Authoritative Sources You Should Bookmark
For legal interpretation, filings, and policy updates, use official sources first. Helpful references include:
- Kentucky Department of Revenue: Sales and Use Tax
- IRS Topic 503: Deductible Taxes (including general sales tax context)
- U.S. Census Bureau: State Tax Collections
Official pages are the right place to confirm updates before acting on major accounting decisions.
Practical Example: End-to-End Kentucky Calculation
Imagine a buyer purchases a product for $180, applies a $20 coupon, adds $10 shipping, and pays a $5 taxable handling fee. If shipping is treated as taxable in that transaction context, the taxable subtotal is $175 ($180 – $20 + $10 + $5). Tax at 6% is $10.50, and the final payable total is $195.50.

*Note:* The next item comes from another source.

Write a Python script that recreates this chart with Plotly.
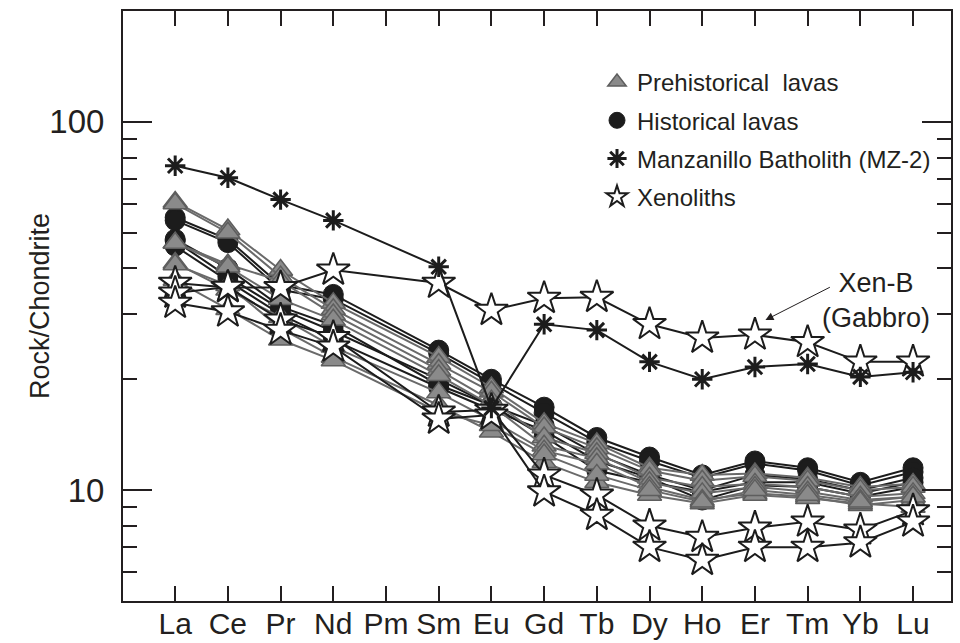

If shipping were non-taxable in the same example, taxable subtotal would be $165 ($180 – $20 + $5), tax would be $9.90, and final payable total would be $194.90. That single setting creates a measurable difference, which is exactly why a structured calculator is useful.
Final Takeaway
A good sales tax in Kentucky calculator does more than multiply by 6%. It helps you structure the transaction correctly, isolate the taxable base, and understand each component of the final charge. Kentucky rules are relatively straightforward compared with many multi-jurisdiction states, but precision still matters for compliance, financial planning, and customer confidence.
Use the calculator above whenever you need a fast estimate, and use official agency guidance for formal tax decisions. If you run a business, combine calculator checks with routine reconciliation so surprises do not appear at filing time.